The Apex court on Monday said Arunachal Pradesh Governor Jyoti Prasad Rajkhowa can’t summon on his “whims and fancies” the assembly session to test the majority of Chief Minister Naban Tuki’s government (since dismissed).

“You (governor) can’t ask the house to assemble on your whims and fancies,” as observed by the constitution bench comprising Justices Jagdish Singh Khehar, Dipak Misra, Madan B. Lokur, Pinaki Chandra Ghosh and N.V. Ramana while hearing petitions filed by the Congress leaders challenging Governor Rajkhowa’s report to recommend the imposition of President’s Rule in Arunachal Pradesh, subsequent presidential proclamation.
Senior counsel Dwivedi contended that if the governor is satisfied that the chief minister has lost the majority support in the assembly he could ask the latter to convene the assembly session to prove his majority. If the chief minister fails to do so, the governor has three options – dismiss the government under Article 164 (1) of the constitution, send a report to the president invoking Article 356 or call the session of the assembly.

The bench asked Senior counsel Dwivedi: “Who has the primacy in such a situation?” As the senior counsel said that “primacy is with the elected government”, the court asked if there was any discretion with the governor.

Senior counsel Dwivedi reiterated that if the chief minister failed to convene an assembly session, the governor in exercise of his discretionary power was entitled to call the assembly session.

Senior counsel Fali S. Nariman told the court that Deputy Speaker T. Norbu Thongdok had written to Governor Rajkhowa that he was the speaker and sought records pertaining to the speaker’s office as custodian of the assembly. Senior counsel Nariman said the governor had sought legal opinion on Thongdok’s plea.

Making it clear that it would not pass orders on a daily basis on the affairs of Arunachal Pradesh, the court said it will decide when Rabia’s plea filed on Monday evening is put up before the bench.

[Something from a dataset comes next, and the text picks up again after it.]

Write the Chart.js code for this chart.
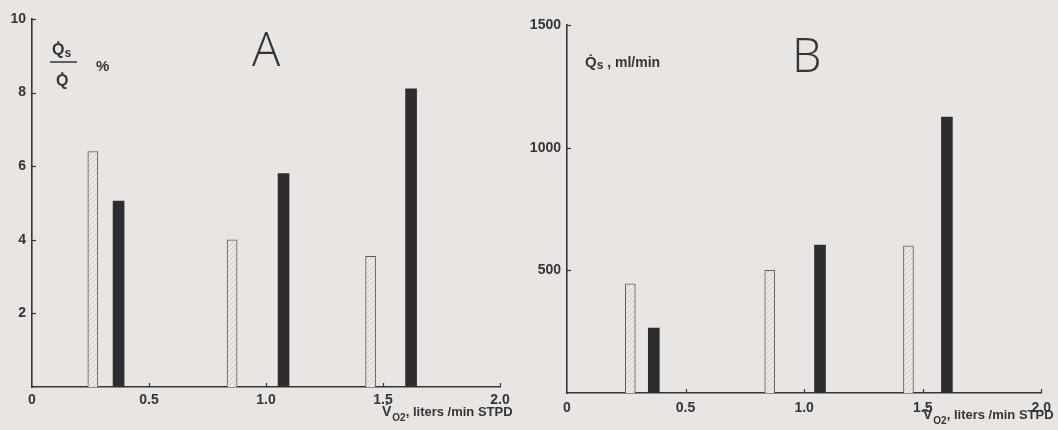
<!DOCTYPE html>
<html><head><meta charset="utf-8">
<script src="https://cdn.jsdelivr.net/npm/chart.js@4.4.1/dist/chart.umd.min.js"></script>
<style>
html,body{margin:0;padding:0;background:#e8e5e2;}
#wrap{position:relative;width:1058px;height:430px;overflow:hidden;background:#e8e5e2;}
.p{position:absolute;top:0;height:430px;}
canvas{display:block;}
</style></head><body>
<div id="wrap">
  <div class="p" style="left:0;width:520px"><canvas id="cA" width="520" height="430"></canvas></div>
  <div class="p" style="left:520px;width:538px"><canvas id="cB" width="538" height="430"></canvas></div>
</div>
<script>
// ---- data ----
const xTickValues = [0, 0.5, 1.0, 1.5, 2.0];
const xTickLabels = ['0', '0.5', '1.0', '1.5', '2.0'];
const yTickValuesA = [2, 4, 6, 8, 10];
const yTickValuesB = [500, 1000, 1500];

// Panel A : Qs/Q (%) vs VO2
const vo2OpenA = [0.26, 0.855, 1.447];
const vo2SolidA = [0.37, 1.075, 1.62];
const shuntPctOpen = [6.4, 4.0, 3.55];
const shuntPctSolid = [5.05, 5.8, 8.1];

// Panel B : Qs (ml/min) vs VO2
const vo2OpenB = [0.267, 0.855, 1.44];
const vo2SolidB = [0.366, 1.067, 1.602];
const shuntFlowOpen = [445, 500, 600];
const shuntFlowSolid = [265, 603, 1125];

// ---- text ----
const panelLetters = ['A', 'B'];
const xTitleParts = ['V\u0307', 'O2', ', liters /min STPD'];
const yTitleA = ['Q\u0307', 's', 'Q\u0307', '%'];
const yTitleB = ['Q\u0307', 's', ' , ml/min'];

const INK = '#353437';
const FAM = '"Liberation Sans", Arial, sans-serif';

function hatchPattern() {
  const c = document.createElement('canvas');
  c.width = 5; c.height = 5;
  const g = c.getContext('2d');
  g.fillStyle = '#ebe8e5'; g.fillRect(0, 0, 5, 5);
  g.strokeStyle = 'rgba(120,118,116,0.35)'; g.lineWidth = 0.8;
  g.beginPath(); g.moveTo(0, 5); g.lineTo(5, 0); g.stroke();
  return g.createPattern(c, 'repeat');
}

function innerTicks(chart, yVals) {
  const {ctx, chartArea, scales} = chart;
  ctx.save();
  ctx.strokeStyle = INK; ctx.lineWidth = 1.2;
  yVals.forEach(v => {
    const y = Math.round(scales.y.getPixelForValue(v)) + 0.5;
    ctx.beginPath(); ctx.moveTo(chartArea.left, y); ctx.lineTo(chartArea.left + 4, y); ctx.stroke();
  });
  xTickValues.slice(1).forEach(v => {
    const x = Math.round(scales.x.getPixelForValue(v)) + 0.5;
    ctx.beginPath(); ctx.moveTo(x, chartArea.bottom); ctx.lineTo(x, chartArea.bottom - 4); ctx.stroke();
  });
  ctx.restore();
}

function txt(ctx, s, x, y, font) {
  ctx.font = font; ctx.textAlign = 'left'; ctx.textBaseline = 'alphabetic';
  ctx.fillText(s, x, y);
  return x + ctx.measureText(s).width;
}

function xTitle(ctx, x0, base) {
  let x = txt(ctx, xTitleParts[0], x0, base, 'bold 14px ' + FAM);
  x = txt(ctx, xTitleParts[1], x + 1, base + 5, 'bold 10px ' + FAM);
  txt(ctx, xTitleParts[2], x, base, 'bold 13px ' + FAM);
}

const LETTERFONT = '300 47px "Open Sans", "DejaVu Sans", sans-serif';

const annotA = {
  id: 'annotA',
  afterDraw(chart) {
    const ctx = chart.ctx;
    innerTicks(chart, yTickValuesA);
    ctx.save(); ctx.fillStyle = INK;
    txt(ctx, panelLetters[0], 252, 66, LETTERFONT);
    let x = txt(ctx, yTitleA[0], 52, 55, 'bold 16px ' + FAM);
    txt(ctx, yTitleA[1], x, 57, 'bold 12px ' + FAM);
    ctx.strokeStyle = INK; ctx.lineWidth = 1.5;
    ctx.beginPath(); ctx.moveTo(50, 62); ctx.lineTo(77, 62); ctx.stroke();
    txt(ctx, yTitleA[2], 56, 86, 'bold 16px ' + FAM);
    txt(ctx, yTitleA[3], 96, 71, 'bold 15px ' + FAM);
    xTitle(ctx, 382, 416);
    ctx.restore();
  }
};
const annotB = {
  id: 'annotB',
  afterDraw(chart) {
    const ctx = chart.ctx;
    innerTicks(chart, yTickValuesB);
    ctx.save(); ctx.fillStyle = INK;
    txt(ctx, panelLetters[1], 272, 72, LETTERFONT);
    let x = txt(ctx, yTitleB[0], 65, 67, 'bold 15px ' + FAM);
    x = txt(ctx, yTitleB[1], x, 69, 'bold 12px ' + FAM);
    txt(ctx, yTitleB[2], x, 67, 'bold 14px ' + FAM);
    xTitle(ctx, 403, 419);
    ctx.restore();
  }
};

function makeChart(id, o) {
  const pat = hatchPattern();
  return new Chart(document.getElementById(id), {
    type: 'bar',
    data: {
      datasets: [
        { data: o.xo.map((x, i) => ({x: x, y: o.yo[i]})), backgroundColor: pat, borderColor: '#5e5c5c',
          borderWidth: 1, barThickness: 10, grouped: false, borderSkipped: 'bottom' },
        { data: o.xs.map((x, i) => ({x: x, y: o.ys[i]})), backgroundColor: '#2d2c2f', borderWidth: 0,
          barThickness: 11, grouped: false }
      ]
    },
    options: {
      responsive: false, animation: false,
      layout: { padding: o.pad },
      plugins: { legend: { display: false }, tooltip: { enabled: false } },
      scales: {
        x: {
          type: 'linear', min: 0, max: 2, offset: false,
          grid: { display: false, drawTicks: false, tickLength: 0 },
          border: { display: true, color: INK, width: 1.6 },
          afterBuildTicks: s => { s.ticks = xTickValues.map(v => ({value: v})); },
          afterFit: s => { s.height = o.xh; },
          ticks: { color: INK, font: { family: FAM, size: 14, weight: 'bold' },
                   padding: o.xpad, maxRotation: 0, autoSkip: false,
                   callback: (v, i) => xTickLabels[i] }
        },
        y: {
          min: 0, max: o.ymax,
          grid: { display: false, drawTicks: false, tickLength: 0 },
          border: { display: true, color: INK, width: 1.6 },
          afterBuildTicks: s => { s.ticks = o.yt.map(v => ({value: v})); },
          afterFit: s => { s.width = o.yw; },
          ticks: { color: INK, font: { family: FAM, size: 14, weight: 'bold' },
                   padding: 6, autoSkip: false, callback: (v) => String(v) }
        }
      }
    },
    plugins: [o.annot]
  });
}

makeChart('cA', { xo: vo2OpenA, yo: shuntPctOpen, xs: vo2SolidA, ys: shuntPctSolid, yt: yTickValuesA,
  ymax: 10, yw: 32, xh: 43, xpad: 5, pad: {top: 19, right: 20, left: 0, bottom: 0}, annot: annotA });
makeChart('cB', { xo: vo2OpenB, yo: shuntFlowOpen, xs: vo2SolidB, ys: shuntFlowSolid, yt: yTickValuesB,
  ymax: 1500, yw: 47, xh: 37, xpad: 7, pad: {top: 25, right: 16, left: 0, bottom: 0}, annot: annotB });
</script>
</body></html>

Meanwhile, Attorney General Mukul Rohatgi told the apex court that the offices of the chief minister and other ministers have not been sealed as contended by the petitioners who challenged the imposition of President’s Rule in the state.

Rohatgi said documents and files allegedly taken into possession on the governor’s instructions ran into one lakh pages, adding that the petitioners, including Congress Party’s chief whip in Arunachal Assembly Rajesh Tacho, should indicate what documents they required and the same would be furnished to them.

Making it clear that the list provided by the attorney general was not exhaustive, the court said that the petitioners would be provided with full details of the documents in the possession of the state and they would then indicate which documents were required.

“You give the whole list. This is not the whole list. Give the entire list (of the documents connected with the matter before the court),” the bench told the attorney general.